*Problem to solve*
Report back each line of the records that contains the string "this".

---------- Information given ----------

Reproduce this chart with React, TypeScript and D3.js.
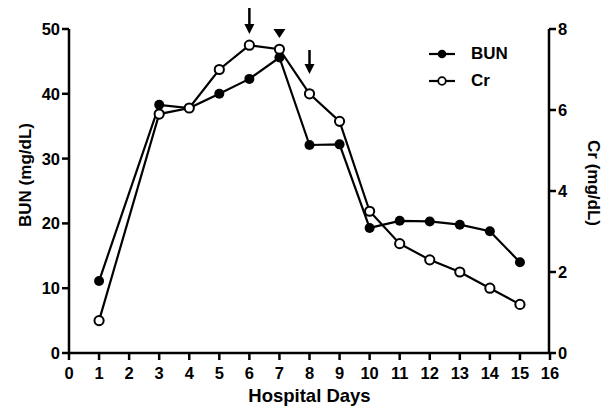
import React from "react";
import * as d3 from "d3";

const days = [1, 3, 4, 5, 6, 7, 8, 9, 10, 11, 12, 13, 14, 15];
const bun = [11.1, 38.3, 37.8, 40.0, 42.3, 45.6, 32.1, 32.2, 19.3, 20.4, 20.3, 19.8, 18.8, 14.0];
const cr = [0.8, 5.9, 6.05, 7.0, 7.6, 7.5, 6.4, 5.72, 3.5, 2.7, 2.3, 2.0, 1.6, 1.2];
const xTicks = d3.range(0, 17);
const leftTicks = [0, 10, 20, 30, 40, 50];
const rightTicks = [0, 2, 4, 6, 8];
const arrowDays = [6, 8];
const triangleDay = 7;

export default function App() {
  const W = 605, H = 411;
  const x = d3.scaleLinear().domain([0, 16]).range([69, 550]);
  const yL = d3.scaleLinear().domain([0, 50]).range([353, 29]);
  const yR = d3.scaleLinear().domain([0, 8]).range([353, 29]);
  const font = "'Liberation Sans', Arial, sans-serif";
  const lineB = d3.line<number>().x((_, i) => x(days[i])).y((d) => yL(d));
  const lineC = d3.line<number>().x((_, i) => x(days[i])).y((d) => yR(d));
  const sw = 2.2;
  return (
    <svg width={W} height={H} style={{ position: "absolute", left: 0, top: 0 }} fontFamily={font} fontWeight="bold">
      <rect width={W} height={H} fill="#fff" />
      {/* left axis */}
      <line x1={69} x2={69} y1={yL(50)} y2={yL(0) + 1} stroke="#000" strokeWidth={2.5} />
      {leftTicks.map((t) => (
        <g key={"l" + t}>
          <line x1={62} x2={69} y1={yL(t)} y2={yL(t)} stroke="#000" strokeWidth={2.5} />
          <text x={60} y={yL(t) + 6} textAnchor="end" fontSize={16.5}>{t}</text>
        </g>
      ))}
      {/* right axis */}
      <line x1={549} x2={549} y1={yR(8)} y2={yR(0) + 1} stroke="#000" strokeWidth={2.5} />
      {rightTicks.map((t) => (
        <g key={"r" + t}>
          <line x1={549} x2={556} y1={yR(t)} y2={yR(t)} stroke="#000" strokeWidth={2.5} />
          <text x={558} y={yR(t) + 6} textAnchor="start" fontSize={16.5}>{t}</text>
        </g>
      ))}
      {/* bottom axis */}
      <line x1={68} x2={550} y1={353} y2={353} stroke="#000" strokeWidth={2.5} />
      {xTicks.map((t) => (
        <g key={"x" + t}>
          <line x1={x(t)} x2={x(t)} y1={353} y2={360} stroke="#000" strokeWidth={2.5} />
          <text x={x(t)} y={379} textAnchor="middle" fontSize={16.5}>{t}</text>
        </g>
      ))}
      <text x={x(8)} y={402} textAnchor="middle" fontSize={18.5}>Hospital Days</text>
      <text transform={`translate(31,175) rotate(-90)`} textAnchor="middle" fontSize={17}>BUN (mg/dL)</text>
      <text transform={`translate(588,183) rotate(90)`} textAnchor="middle" fontSize={17}>Cr (mg/dL)</text>
      {/* lines */}
      <path d={lineB(bun) || ""} fill="none" stroke="#000" strokeWidth={sw} />
      <path d={lineC(cr) || ""} fill="none" stroke="#000" strokeWidth={sw} />
      {bun.map((v, i) => (
        <circle key={"b" + i} cx={x(days[i])} cy={yL(v)} r={5} fill="#000" />
      ))}
      {cr.map((v, i) => (
        <circle key={"c" + i} cx={x(days[i])} cy={yR(v)} r={4.6} fill="#fff" stroke="#000" strokeWidth={2} />
      ))}
      {/* annotations */}
      {arrowDays.map((d, i) => {
        const cx = x(d);
        const top = i === 0 ? 8 : 50;
        const bot = i === 0 ? 34 : 74;
        return (
          <g key={"a" + d}>
            <line x1={cx} x2={cx} y1={top} y2={bot - 8} stroke="#000" strokeWidth={2.5} />
            <path d={`M${cx - 5},${bot - 10} L${cx + 5},${bot - 10} L${cx},${bot} Z`} fill="#000" />
          </g>
        );
      })}
      <path d={`M${x(triangleDay) - 6},${29} L${x(triangleDay) + 6},${29} L${x(triangleDay)},${38} Z`} fill="#000" />
      {/* legend */}
      <line x1={429} x2={455} y1={54} y2={54} stroke="#000" strokeWidth={2.2} />
      <circle cx={442} cy={54} r={4.3} fill="#000" />
      <text x={471} y={59} fontSize={17}>BUN</text>
      <line x1={429} x2={455} y1={81} y2={81} stroke="#000" strokeWidth={2.2} />
      <circle cx={442} cy={81} r={3.8} fill="#fff" stroke="#000" strokeWidth={1.8} />
      <text x={471} y={86} fontSize={17}>Cr</text>
    </svg>
  );
}
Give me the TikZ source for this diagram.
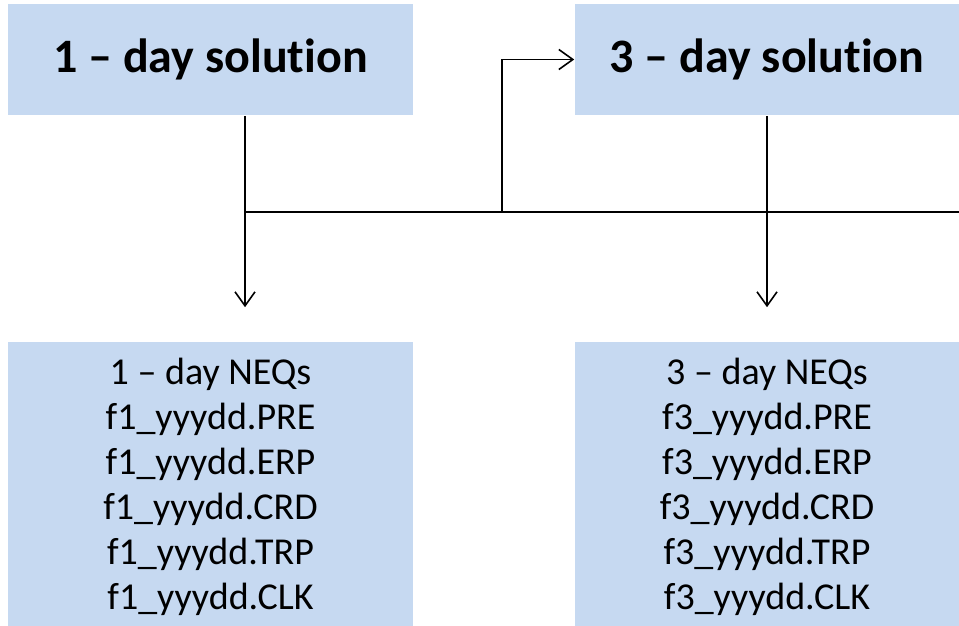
\documentclass[tikz,border=0pt]{standalone}
\usepackage{fontspec}
\setmainfont{Carlito}[Ligatures={TeX,NoCommon}]
\usetikzlibrary{arrows.meta, positioning}

\definecolor{boxblue}{RGB}{198,217,241}

\begin{document}
\begin{tikzpicture}
  [
    x = 1pt, y = -1pt, line width = 1.6pt,
    > = {Straight Barb[length=14pt, width=20pt]},
    every node/.style = {fill = boxblue, inner sep = 0pt, align = center},
    solbox/.style = {minimum height = 111pt, font = \fontsize{48}{56}\selectfont\bfseries},
    neqbox/.style = {minimum height = 290pt, font = \fontsize{38}{45}\selectfont}
  ]
  \useasboundingbox (0,0) rectangle (959,626);
  \node [solbox, minimum width = 405pt] (Sol1) at (210.5,59.5) {1 – day solution};
  \node [solbox, minimum width = 384pt] (Sol3) at (767,59.5)   {3 – day solution};
  \node [neqbox, minimum width = 405pt] (Neq1) at (210.5,487)
    {1 – day NEQs\\ f1\_yyydd.PRE\\ f1\_yyydd.ERP\\ f1\_yyydd.CRD\\ f1\_yyydd.TRP\\ f1\_yyydd.CLK};
  \node [neqbox, minimum width = 384pt] (Neq3) at (767,487)
    {3 – day NEQs\\ f3\_yyydd.PRE\\ f3\_yyydd.ERP\\ f3\_yyydd.CRD\\ f3\_yyydd.TRP\\ f3\_yyydd.CLK};
  % junctions on the common line
  \coordinate (J1) at (245,212);
  \coordinate (J2) at (502,212);
  \coordinate (E)  at (959,212);
  \draw [->, shorten >= 34pt] (Sol1.south -| J1) -- (Neq1.north -| J1);
  \draw (J1) -- (E);
  \draw [->] (J2) |- (Sol3.west);
  \draw [->, shorten >= 34pt] (Sol3.south) -- (Neq3.north);
\end{tikzpicture}
\end{document}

----------

*Full response*
Reproduce this chart with React, TypeScript and D3.js.
Give me the TikZ source for this diagram.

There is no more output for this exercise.